* Start PROVIDED DATA *

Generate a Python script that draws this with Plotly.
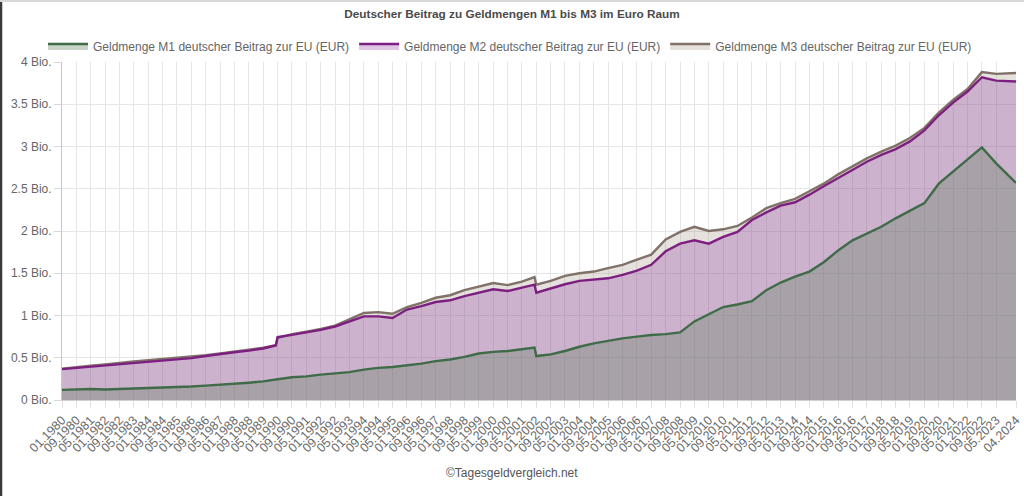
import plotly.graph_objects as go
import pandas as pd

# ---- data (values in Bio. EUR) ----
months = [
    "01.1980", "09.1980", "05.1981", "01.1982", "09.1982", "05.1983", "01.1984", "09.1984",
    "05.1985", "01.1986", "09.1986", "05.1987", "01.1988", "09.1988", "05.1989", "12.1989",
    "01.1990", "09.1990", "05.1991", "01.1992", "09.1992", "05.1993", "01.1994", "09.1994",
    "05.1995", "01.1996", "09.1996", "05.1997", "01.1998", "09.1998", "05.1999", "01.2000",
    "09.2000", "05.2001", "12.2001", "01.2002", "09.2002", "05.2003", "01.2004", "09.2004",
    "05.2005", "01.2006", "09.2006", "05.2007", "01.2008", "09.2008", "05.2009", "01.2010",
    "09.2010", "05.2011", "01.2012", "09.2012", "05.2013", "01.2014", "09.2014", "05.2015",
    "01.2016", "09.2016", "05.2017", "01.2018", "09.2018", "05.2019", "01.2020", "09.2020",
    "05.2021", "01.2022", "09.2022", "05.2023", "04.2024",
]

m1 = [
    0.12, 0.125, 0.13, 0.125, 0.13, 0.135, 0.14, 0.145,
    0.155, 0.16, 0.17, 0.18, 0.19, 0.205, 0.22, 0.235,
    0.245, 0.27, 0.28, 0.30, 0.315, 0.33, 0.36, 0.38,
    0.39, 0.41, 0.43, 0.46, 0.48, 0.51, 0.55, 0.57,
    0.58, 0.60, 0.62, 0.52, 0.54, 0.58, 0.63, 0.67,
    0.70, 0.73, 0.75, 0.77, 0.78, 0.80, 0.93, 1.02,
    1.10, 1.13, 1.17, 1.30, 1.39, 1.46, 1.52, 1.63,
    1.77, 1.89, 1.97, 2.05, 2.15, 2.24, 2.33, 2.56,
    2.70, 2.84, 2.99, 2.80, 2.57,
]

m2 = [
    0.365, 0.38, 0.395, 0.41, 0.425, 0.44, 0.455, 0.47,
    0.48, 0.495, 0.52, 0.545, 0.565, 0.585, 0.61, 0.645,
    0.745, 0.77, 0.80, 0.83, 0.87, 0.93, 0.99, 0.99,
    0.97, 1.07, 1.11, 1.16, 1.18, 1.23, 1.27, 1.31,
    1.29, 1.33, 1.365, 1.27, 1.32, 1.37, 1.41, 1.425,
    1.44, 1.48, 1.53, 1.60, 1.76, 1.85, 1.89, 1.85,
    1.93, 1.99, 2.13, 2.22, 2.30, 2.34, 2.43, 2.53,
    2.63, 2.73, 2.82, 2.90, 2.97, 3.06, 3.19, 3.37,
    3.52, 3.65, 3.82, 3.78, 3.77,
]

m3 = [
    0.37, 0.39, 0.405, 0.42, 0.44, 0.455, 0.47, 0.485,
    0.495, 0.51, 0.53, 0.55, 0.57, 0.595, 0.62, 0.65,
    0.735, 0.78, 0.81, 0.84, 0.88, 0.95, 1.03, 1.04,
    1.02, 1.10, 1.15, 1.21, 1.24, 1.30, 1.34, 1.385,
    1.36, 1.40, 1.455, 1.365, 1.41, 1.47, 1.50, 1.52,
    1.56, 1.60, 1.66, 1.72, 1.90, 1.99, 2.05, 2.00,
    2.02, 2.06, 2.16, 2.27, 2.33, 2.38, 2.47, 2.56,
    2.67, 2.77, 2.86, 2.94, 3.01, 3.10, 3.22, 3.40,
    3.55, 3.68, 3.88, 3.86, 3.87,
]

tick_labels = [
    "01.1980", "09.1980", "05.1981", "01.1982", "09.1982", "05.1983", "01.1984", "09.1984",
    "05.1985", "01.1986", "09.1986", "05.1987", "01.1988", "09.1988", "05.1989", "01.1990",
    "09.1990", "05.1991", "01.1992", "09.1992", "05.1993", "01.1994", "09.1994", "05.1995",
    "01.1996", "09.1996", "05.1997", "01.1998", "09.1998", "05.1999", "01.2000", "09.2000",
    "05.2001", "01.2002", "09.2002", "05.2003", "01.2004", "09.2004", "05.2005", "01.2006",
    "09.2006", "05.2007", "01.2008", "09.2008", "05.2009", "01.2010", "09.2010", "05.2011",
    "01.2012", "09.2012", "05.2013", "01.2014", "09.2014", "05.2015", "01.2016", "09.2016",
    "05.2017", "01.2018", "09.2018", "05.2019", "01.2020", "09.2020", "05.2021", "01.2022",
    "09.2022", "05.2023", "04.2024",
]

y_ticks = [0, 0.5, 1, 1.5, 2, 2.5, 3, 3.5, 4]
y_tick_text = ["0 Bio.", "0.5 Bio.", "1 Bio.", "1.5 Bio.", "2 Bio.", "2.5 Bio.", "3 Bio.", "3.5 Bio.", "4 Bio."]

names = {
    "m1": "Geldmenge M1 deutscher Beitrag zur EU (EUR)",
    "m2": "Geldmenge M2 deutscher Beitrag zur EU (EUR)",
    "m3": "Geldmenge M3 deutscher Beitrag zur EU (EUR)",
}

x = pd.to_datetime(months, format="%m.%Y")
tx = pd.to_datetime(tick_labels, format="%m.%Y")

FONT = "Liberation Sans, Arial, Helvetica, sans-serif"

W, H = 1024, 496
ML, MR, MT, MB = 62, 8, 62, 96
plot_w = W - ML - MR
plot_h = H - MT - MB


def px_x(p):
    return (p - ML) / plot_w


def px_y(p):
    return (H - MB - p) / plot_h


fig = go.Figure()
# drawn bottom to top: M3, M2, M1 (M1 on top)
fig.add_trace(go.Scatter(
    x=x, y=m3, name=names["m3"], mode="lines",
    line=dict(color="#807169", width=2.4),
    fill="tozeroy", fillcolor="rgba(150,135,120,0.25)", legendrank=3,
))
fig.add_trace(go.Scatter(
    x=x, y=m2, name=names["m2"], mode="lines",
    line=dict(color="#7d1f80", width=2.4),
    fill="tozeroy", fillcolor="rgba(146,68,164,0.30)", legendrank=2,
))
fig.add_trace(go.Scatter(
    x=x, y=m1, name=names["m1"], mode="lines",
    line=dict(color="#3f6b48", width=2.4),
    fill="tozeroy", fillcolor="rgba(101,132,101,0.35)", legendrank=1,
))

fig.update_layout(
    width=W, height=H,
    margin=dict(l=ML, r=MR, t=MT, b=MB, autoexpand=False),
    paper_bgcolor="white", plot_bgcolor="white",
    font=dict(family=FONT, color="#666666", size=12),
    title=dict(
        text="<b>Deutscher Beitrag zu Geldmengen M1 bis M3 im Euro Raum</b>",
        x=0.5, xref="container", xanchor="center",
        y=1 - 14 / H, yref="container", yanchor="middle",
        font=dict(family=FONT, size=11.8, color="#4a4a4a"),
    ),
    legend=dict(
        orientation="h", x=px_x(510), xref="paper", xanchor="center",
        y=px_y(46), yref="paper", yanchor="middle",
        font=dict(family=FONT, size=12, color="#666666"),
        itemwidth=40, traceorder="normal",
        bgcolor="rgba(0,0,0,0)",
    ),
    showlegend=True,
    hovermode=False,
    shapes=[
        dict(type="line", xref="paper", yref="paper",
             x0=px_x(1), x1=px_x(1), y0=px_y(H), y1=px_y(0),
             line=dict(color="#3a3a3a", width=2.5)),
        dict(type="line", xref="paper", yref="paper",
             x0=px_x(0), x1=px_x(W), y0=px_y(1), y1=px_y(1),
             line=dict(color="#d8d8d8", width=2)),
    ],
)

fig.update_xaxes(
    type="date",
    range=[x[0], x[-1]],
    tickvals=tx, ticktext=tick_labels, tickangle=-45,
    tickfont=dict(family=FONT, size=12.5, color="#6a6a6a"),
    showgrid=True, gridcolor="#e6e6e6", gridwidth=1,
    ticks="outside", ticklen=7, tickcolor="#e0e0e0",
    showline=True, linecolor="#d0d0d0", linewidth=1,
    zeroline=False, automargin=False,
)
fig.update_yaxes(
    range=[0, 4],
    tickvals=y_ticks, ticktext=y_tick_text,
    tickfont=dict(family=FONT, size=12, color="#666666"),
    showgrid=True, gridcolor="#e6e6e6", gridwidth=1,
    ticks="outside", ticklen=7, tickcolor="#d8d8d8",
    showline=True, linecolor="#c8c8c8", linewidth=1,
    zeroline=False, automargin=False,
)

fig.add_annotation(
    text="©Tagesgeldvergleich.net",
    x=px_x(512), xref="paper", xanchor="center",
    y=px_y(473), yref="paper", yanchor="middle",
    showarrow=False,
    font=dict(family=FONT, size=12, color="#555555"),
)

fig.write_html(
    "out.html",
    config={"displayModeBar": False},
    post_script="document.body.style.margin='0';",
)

* End PROVIDED DATA *

--- GIVEN EXERCISE ---
With all pictures left out, please transcribe exactly the lines from the start of the material through the line with "import pandas as pd".

--- SOLUTION ---
Generate a Python script that draws this with Plotly.
import plotly.graph_objects as go
import pandas as pd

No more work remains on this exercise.